Shoe-gaze was another lesser known genre around during the late 1980s and early 1990s, shadowed by the lengthening popularity of grunge it was a much more introspective and non-confrontational sound, spawned out of the universities of England. Unlike grunge it failed to gain a foothold in the national consciousness and collapsed under the weight of self-indulgence. Most bands disbanded in the mid 90s or fell below the radar, but for a brief moment in the history of modern music there was a real excitement around this slightly esoteric, wholly inclusive and proudly adolescent sound. The term shoegaze was actually labeled because of the way the bands use to look down at their effects pedals while performing, this was not engaged showmanship but it was engaged listenership. Music was often played through swirling distortion and guitars built layer upon layer of sound to create an amorphous escapism.

Two decades later and the music scene is suffocated by overly produced and career contrived artists, pressured by record labels and tempted by the golden goose. Enter Ghostwood, jettisoned from a time before Pop Idol and Twitter. Not exactly. Formed in 2006 they have been traveling the circuit, offering redemption for anyone who cares to listen. In the slightly incongruous surroundings of the Beach Road Hotel, Bondi, the band launch through a set of uncompromising, shoe-gaze influenced and very loud alternative guitar music. It was unapologetically shambolic at times and brazenly louche but this is a band who are channeling the best of that forgotten scene.

‘Robot with clothes on’ vibrated and droned like early Slowdive while early single ‘Red Version’ had a spindly guitar motif reminiscent of Ride. Many songs tonight surged and spiraled with reverb, guitars twisted and buzzed, the sound at times smothered the small, under resourced venue, this is a band that like to set their dials to 11. Although much like their shoegaze brethren, there is melody amongst the mayhem. A pop sensibility hidden underneath the sinew of sound.

To portray Ghostwood as mere shoegaze imitators would do them an injustice. There are certainly more strings to their bow. Lead singer, Gabriel, sings with an angst akin to a grungy howl, not the barely audible vocals of a shoegaze band. Then there are the recent singles, ‘Cutlass’ and ‘Sunset Mirage’, played in quick succession tonight they hint at a more rounded, melodic sound, with the latter resembling Liverpool cosmics, The Coral, all psychedelic pop and galloping rhythm. Last song ‘Rest My Soul’ finishes with a hazy groove, a slow builder, it swaggers like a youthful Oasis.
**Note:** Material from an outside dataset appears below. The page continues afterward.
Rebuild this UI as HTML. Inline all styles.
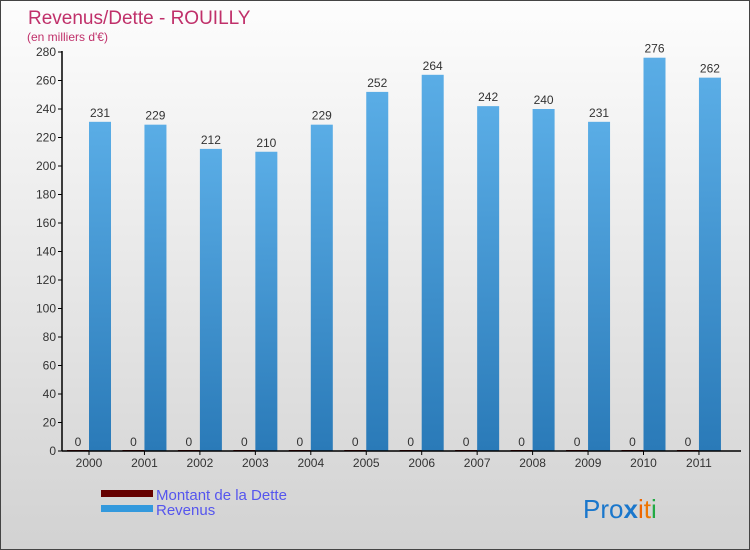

Though clearly not the vanguards of the current resurgence for all things reverb, Glasvegas, Deerhunter and The Horrors to name but a few; Ghostwood furrow a distinctive path nonetheless, one that echoes back to the halcyon days of indie/shoegaze without the distraction of the corporate chart.  This is an unrefined, unrestrained band inviting the listener, like them, to get lost in the sound.